As the “final frontier” has become more accessible than ever before, more startups and organisations are looking to perform ambitious research projects in outer space. French startup Space Cargo Unlimited has undertaken such an initiative to further the science of food and agriculture—by sending 12 bottles of red wine into space.

The idea for the project started five years ago when Nicolas Gaume, director of Space Cargo Unlimited and serial entrepreneur, along with Emmanuel Etcheparre, creator of social network Wine Alley, pondered how the world will be forced to find solutions to adapt agriculture to global warming.

“We started from the realisation that there was a lot of academic research in space on the subject but not much was applicable, which leaves a huge potential for exploration at a time when the costs of access to space are decreasing,” Gaume told regional French newspaper Sud Ouest.

This eventually led to “Mission WISE (Vitis Vinum In Spatium Experimentia),” the first-ever private initiative for applied global research conducted at the International Space Station, as well as two Bordeaux-based companies, Space Cargo Unlimited and its biotechnology counterpart Space Biology Unlimited.
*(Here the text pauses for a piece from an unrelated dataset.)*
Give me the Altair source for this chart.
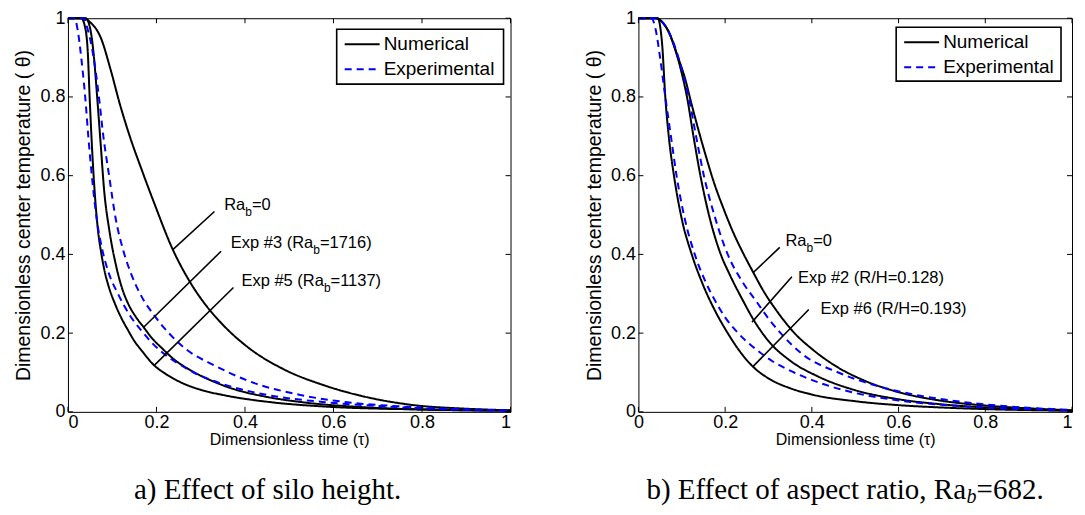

WISE is a three-year initiative to investigate the implications that micro-gravity and the space environment may have on the health, agri-food and medical sectors.

Bottle of wine in metal canister
Photo credit: Space Cargo Unlimited

On 2 November, the company launched a Northrop Grumman rocket with 12 Bordeaux wines and 3,700 kilograms of research and supply cargo from a NASA launchpad in the US state of Virginia, as reported by Decanter.

As part of NASA’s CommuBioS (Complex Micro(μ)-Biological System) programme, the company will study the effects of a space environment—including weightlessness and radiation—on complex liquids.

The initiative has applications for uses in both outer space and on Earth, according to NASA. Studying how the space environment affects complex liquids could lead to improved storage methods that reduce potential negative effects during long-term space missions. By studying how the components of wine change during the project, researchers may be able to apply the findings to further developments in food production, medications, long-term storage, agriculture, health and physiology.

“Aging wine incorporates some of the essential elements of the terrestrial biological ecosystem, such as yeasts, bacteria, crystals, colloids and polyphenols,” Etcheparre explained. “However, this complex process is still poorly understood, particularly with regard to the evolution of the chemical composition of wine.”

The bottles will be stored at the International Space Station in two dedicated enclosures that were shipped along with the wine. After 12 months at a constant 18 degrees Celsius, the bottles will be returned to Earth and compared to a set of control wine. Researchers will also review environmental data and conduct physical, chemical, biological and organoleptic analyses.

“We are convinced that there is no planet B, and we want to trace, with space, the path of our future by contributing to the invention of agriculture, food and the health of tomorrow,” Gaume proclaimed.